Und wie steht es mit den Kosten und der Entsorgung? Die Systemkosten für eine intelligente Leiterplatte sind beim genauen Hinschauen vergleichbar mit der konventionellen Technik. Würde man zum Beispiel eine AML-Schaltung aus einzelnen Leiterplatten bauen, diese dann zusammenstecken und vergiessen, wären die Kosten sogar noch höher. Auch die Entsorgung ist problemlos. Hansueli Bühlmann, der Chef einer Schweizer Entsorgungsfirma erklärt die Gründe: „Elektronik wird sowieso geschreddert und anschliessend auf chemischem und physikalischem Weg aufgetrennt. Von daher spielt es keine Rolle, ob Bauteile Innen oder aussen sind.“
Wohin geht der Weg?
Wird die klassische Leiterplatte verschwinden? Wohl nicht, denn natürlich gibt es auch einen Nachteil: Der Zugriff auf die Bauteile geht verloren und eine Reparatur ist nicht möglich. Die Schaltung kann vor der Fertigstellung fast nicht kontrolliert werden und eine Prototypenphase gibt es in der Entwicklung praktisch nicht mehr. Es ist deshalb zu erwarten, dass intelligente Leiterplatten vor allem in der Massenelektronik, dem Kraftfahrzeug, der Sensorik, der Medizintechnik und in der Beleuchtungstechnik vermehrt den Einzug finden. Die Reparatur ist dort weniger wichtig als der Schutz, die Miniaturisierung und Wärmemanagement.

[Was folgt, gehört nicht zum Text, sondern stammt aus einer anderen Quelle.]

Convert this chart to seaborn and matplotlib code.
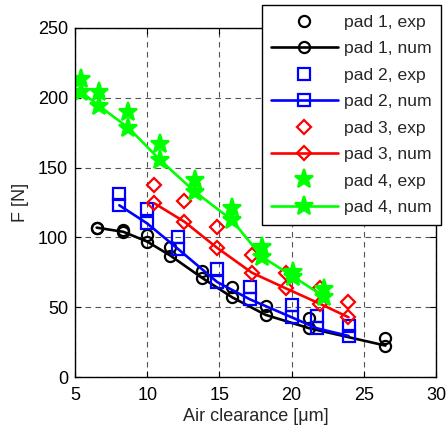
import matplotlib
matplotlib.use("Agg")
import matplotlib.pyplot as plt
import seaborn as sns

# air clearance [um] and force [N]
pad1_x = [6.5, 8.35, 10.0, 11.6, 13.8, 15.9, 18.2, 21.2, 26.5]
pad1_exp = [107, 105, 102, 93, 76, 64.5, 51, 42, 28]
pad1_num = [107, 104, 97, 87, 71, 57, 44.5, 35, 22.5]

pad2_x = [8.07, 10.0, 12.16, 14.85, 17.1, 20.0, 21.75, 23.95]
pad2_exp = [131, 120, 100.5, 77.5, 64.7, 51.6, 43.7, 36.5]
pad2_num = [123, 110, 91.5, 68, 55.7, 42.8, 34.9, 29.4]

pad3_x = [10.5, 12.58, 14.82, 17.25, 19.6, 22.0, 23.94]
pad3_exp = [137.5, 126.3, 107.2, 87.4, 74.3, 63.5, 53.9]
pad3_num = [124.4, 111.2, 92.7, 74.7, 63.5, 52.3, 42.8]

pad4_x = [5.4, 6.68, 8.7, 10.9, 13.3, 15.86, 17.93, 20.13, 22.26]
pad4_exp = [213.3, 204.4, 190, 167, 141, 120.8, 93.3, 75.4, 62.8]
pad4_num = [204.4, 194.1, 178.5, 155.4, 132.7, 112.5, 86.2, 71.8, 57.5]

pads = [
    ("pad 1", pad1_x, pad1_exp, pad1_num, "black", "o", 8),
    ("pad 2", pad2_x, pad2_exp, pad2_num, "blue", "s", 8),
    ("pad 3", pad3_x, pad3_exp, pad3_num, "red", "D", 7),
    ("pad 4", pad4_x, pad4_exp, pad4_num, "#00ff00", "*", 14),
]

sns.set_style("ticks")
plt.rcParams['font.family'] = ['Liberation Sans', 'DejaVu Sans']

fig = plt.figure(figsize=(4.46, 4.32), dpi=100)
ax = fig.add_axes([75 / 446, 1 - 377 / 432, 361 / 446, 349 / 432])

handles = []
for name, x, exp, num, col, mk, ms in pads:
    face = col if mk == "*" else "none"
    sns.lineplot(x=x, y=exp, ax=ax, sort=False, errorbar=None, linestyle="None",
                 marker=mk, markersize=ms, markerfacecolor=face, markeredgecolor=col,
                 markeredgewidth=1.6, color=col)
    h_exp = ax.get_lines()[-1]
    h_exp.set_label(name + ", exp")
    sns.lineplot(x=x, y=num, ax=ax, sort=False, errorbar=None, linewidth=1.9,
                 marker=mk, markersize=ms, markerfacecolor=face, markeredgecolor=col,
                 markeredgewidth=1.6, color=col)
    h_num = ax.get_lines()[-1]
    h_num.set_label(name + ", num")
    handles += [h_exp, h_num]

ax.set_xlim(5, 30)
ax.set_ylim(0, 250)
ax.set_xticks([5, 10, 15, 20, 25, 30])
ax.set_yticks([0, 50, 100, 150, 200, 250])
ax.grid(True, color="#555555", linestyle=(0, (5, 4)), linewidth=0.8)
ax.tick_params(direction="in", length=4, labelsize=13, top=True, right=True,
               colors="black")
ax.tick_params(axis="x", pad=7)
ax.tick_params(axis="y", pad=5)
for s in ax.spines.values():
    s.set_linewidth(1.0)
    s.set_color("black")

ax.set_xlabel("Air clearance [\u03bcm]", fontsize=13, labelpad=3)
ax.set_ylabel("F [N]", fontsize=13, labelpad=6)

leg = ax.legend(handles=handles, loc="upper right",
                bbox_to_anchor=(441 / 446, 1 - 5 / 432), bbox_transform=fig.transFigure,
                fontsize=12.6, frameon=True, fancybox=False, framealpha=1,
                edgecolor="black", handlelength=3.8, handletextpad=0.35,
                labelspacing=0.64, borderpad=0.55, borderaxespad=0)
leg.get_frame().set_linewidth(1.0)

plt.savefig("out.png", dpi=100)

Schade nur, dass die Hersteller der Layoutsoftware noch auf dem Schlauch stehen. Die meisten CAD-Programme unterstützen das Platzieren und Routen von Bauteilen auf Innenlayern nicht oder nur eingeschränkt. Eine nicht repräsentative Umfrage ergab folgendes Bild: Zwei von zehn CAD-Systemen realisieren es, bei zwei weiteren Herstellern ist die Implementierung vorgesehen, doch wartet der Rest eher darauf, bis genügend Druck seitens der Kunden kommt.